3. Verify the SR-22 or FR-44 filing requirement with your state DMV or the court that handled your DUI case. Not all DUI convictions automatically trigger an SR-22 requirement — it depends on your state's laws and the specifics of your case. If your state requires SR-22, confirm the filing deadline and the duration of the requirement. Some states require filing within 30 days of conviction; others tie the deadline to your license reinstatement date. Missing the filing deadline can extend your suspension.
4. Purchase a non-standard policy and request immediate SR-22 or FR-44 filing before your current coverage ends. Once you select a carrier, the insurer will file the SR-22 or FR-44 certificate with your state electronically, usually within 24 to 48 hours. Confirm with the carrier that the filing has been submitted and ask for a copy of the filing confirmation. Do not cancel your current policy until the new policy is active and the SR-22 has been filed. If you cancel first and then buy coverage, even a one-day gap triggers a lapse.

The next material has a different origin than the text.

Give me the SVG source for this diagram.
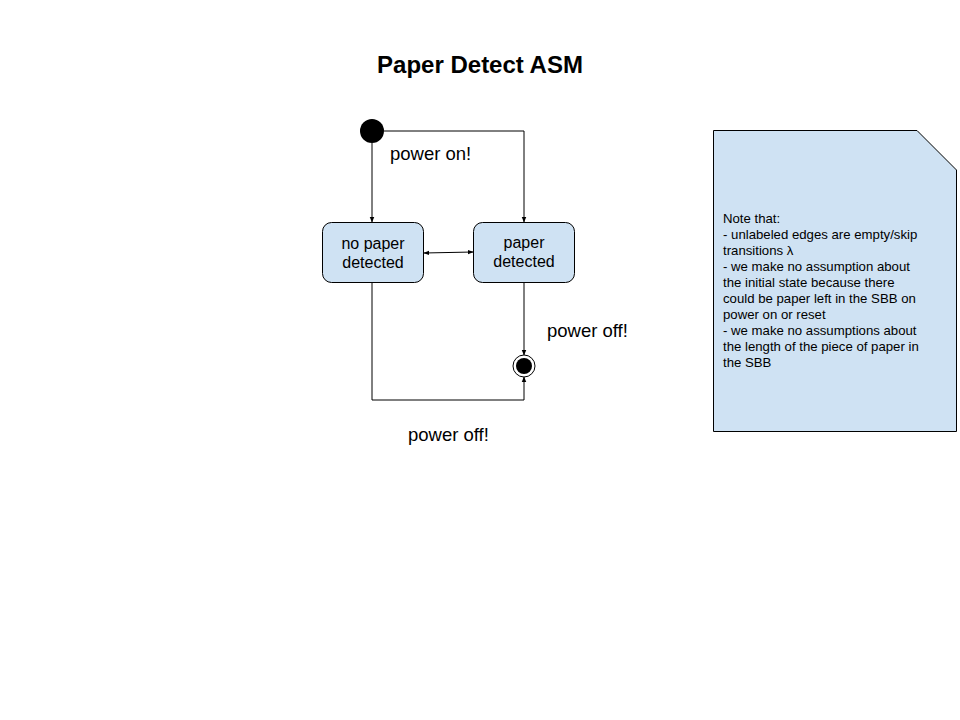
<svg xmlns="http://www.w3.org/2000/svg" width="960" height="720" viewBox="0 0 960 720">
<style>
.t{font-family:"Liberation Sans",Arial,sans-serif;fill:#000}
.st{fill:#cfe2f3;stroke:#000;stroke-width:1}
.c{fill:none;stroke:#000;stroke-width:1}
</style>
<defs>
<marker id="ah" viewBox="0 0 10 10" refX="9" refY="5" markerWidth="6" markerHeight="6" orient="auto-start-reverse">
<path d="M0,1 L10,5 L0,9 z" fill="#000"/>
</marker>
</defs>
<rect width="960" height="720" fill="#fff"/>
<text class="t" x="480" y="73" font-size="24" font-weight="bold" text-anchor="middle">Paper Detect ASM</text>
<g id="connectors">
<path class="c" d="M372,143 V222" marker-end="url(#ah)"/>
<path class="c" d="M384,131 H524 V222" marker-end="url(#ah)"/>
<path class="c" d="M424,253 L473,252" marker-start="url(#ah)" marker-end="url(#ah)"/>
<path class="c" d="M524,282 V355" marker-end="url(#ah)"/>
<path class="c" d="M372,282 V400 H524 V377" marker-end="url(#ah)"/>
</g>
<g id="start"><circle cx="372" cy="131" r="12" fill="#000"/></g>
<g id="no-paper">
<rect class="st" x="322.5" y="222.5" width="101" height="60" rx="9"/>
<text class="t" x="373" y="249" font-size="16" text-anchor="middle">no paper</text>
<text class="t" x="373" y="268" font-size="16" text-anchor="middle">detected</text>
</g>
<g id="paper">
<rect class="st" x="473.5" y="222.5" width="101" height="60" rx="9"/>
<text class="t" x="524" y="248" font-size="16" text-anchor="middle">paper</text>
<text class="t" x="524" y="267" font-size="16" text-anchor="middle">detected</text>
</g>
<g id="end">
<circle cx="524" cy="366" r="11" fill="#fff" stroke="#000" stroke-width="1"/>
<circle cx="524" cy="366" r="8" fill="#000"/>
</g>
<g id="labels">
<text class="t" x="390" y="160" font-size="18.5">power on!</text>
<text class="t" x="547" y="337" font-size="18.5">power off!</text>
<text class="t" x="408" y="441" font-size="18.5">power off!</text>
</g>
<g id="note">
<path class="st" d="M713.5,130.5 H917 L956.5,170 V431.5 H713.5 Z"/>
<text class="t" font-size="13.2">
<tspan x="723" y="223">Note that:</tspan>
<tspan x="723" y="239">- unlabeled edges are empty/skip</tspan>
<tspan x="723" y="255">transitions λ</tspan>
<tspan x="723" y="271">- we make no assumption about</tspan>
<tspan x="723" y="287">the initial state because there</tspan>
<tspan x="723" y="303">could be paper left in the SBB on</tspan>
<tspan x="723" y="319">power on or reset</tspan>
<tspan x="723" y="335">- we make no assumptions about</tspan>
<tspan x="723" y="351">the length of the piece of paper in</tspan>
<tspan x="723" y="367">the SBB</tspan>
</text>
</g>
</svg>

5. Maintain continuous coverage without lapses for the entire SR-22 or FR-44 filing period. Set up automatic payments or calendar reminders for your premium due date. A missed payment that results in a lapse will cause your insurer to notify the state, which triggers license suspension and restarts your SR-22 filing period in many states. Even after the SR-22 requirement ends, continue coverage without gaps to rebuild your insurance record and qualify for lower rates.